The culture war between Alt Right personalities and the “social justice warriors” of left-wing journalism has been brewing for several years. Gawker brought Chuck Johnson to light before he became an adviser on personnel to the new administration, repeatedly criticized the political beliefs of Peter Thiel, and was hit by a boycott campaign organized by Milo Yiannopoulos’s Gamergate group after writers at Kotaku reported on sexism and racism in video game communities. Gawker was one of the few media outlets that dared report on scandals involving figures at Fox News like Bill O’Reilly and Roger Ailes. Since the election, the battle lines have become clearer: Trump explicitly describes the media as the opposition party; his allies have accused leakers of treason; and his supporters even use the Nazi term, Lügenpresse, to describe journalists.

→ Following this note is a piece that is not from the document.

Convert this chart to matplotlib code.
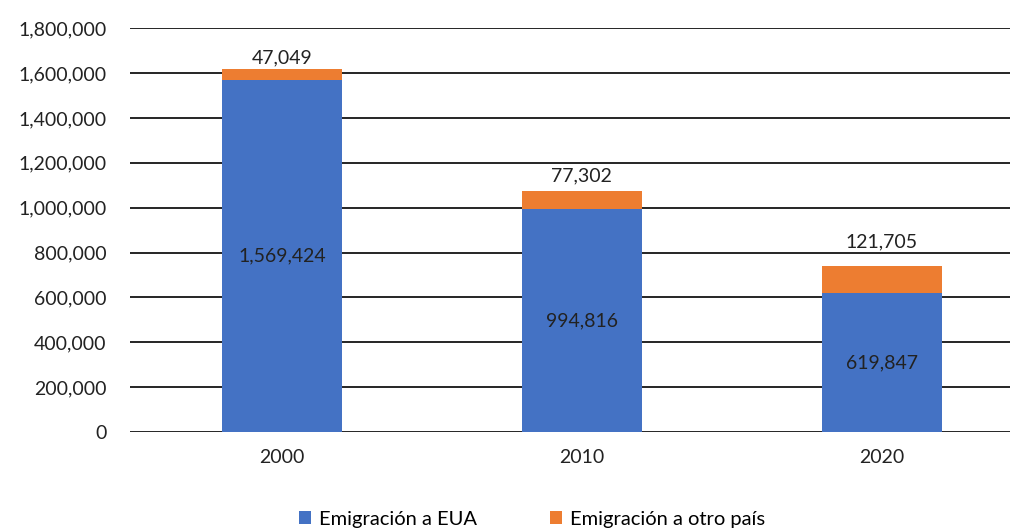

What were your favorite Gawker.com stories?

One advantage of dying prematurely is that people still remember your best work. The group published a million stories in more than a decade of independent existence; Gawker.com more than 100,000 of them. Here are roundups of the best of the best from Wired, Slate, Buzzfeed, Huffington Post, The Stranger, Rolling Stone, The Week and Gawker itself. My personal favorite, a story from 2015 by Sam Biddle about the Sony CEO’s efforts to secure his daughter a place at Brown University and a cool job. Solidly written and reported, it was a great example of the Gawker stories about modern nepotism. That was Gawker’s greatest contribution, not the mockery of heartland celebrities and values or the gas poured onto the culture wars, but the dissection and illustration of the ways by which privilege is perpetuated, the system rigged, and the American dream mocked.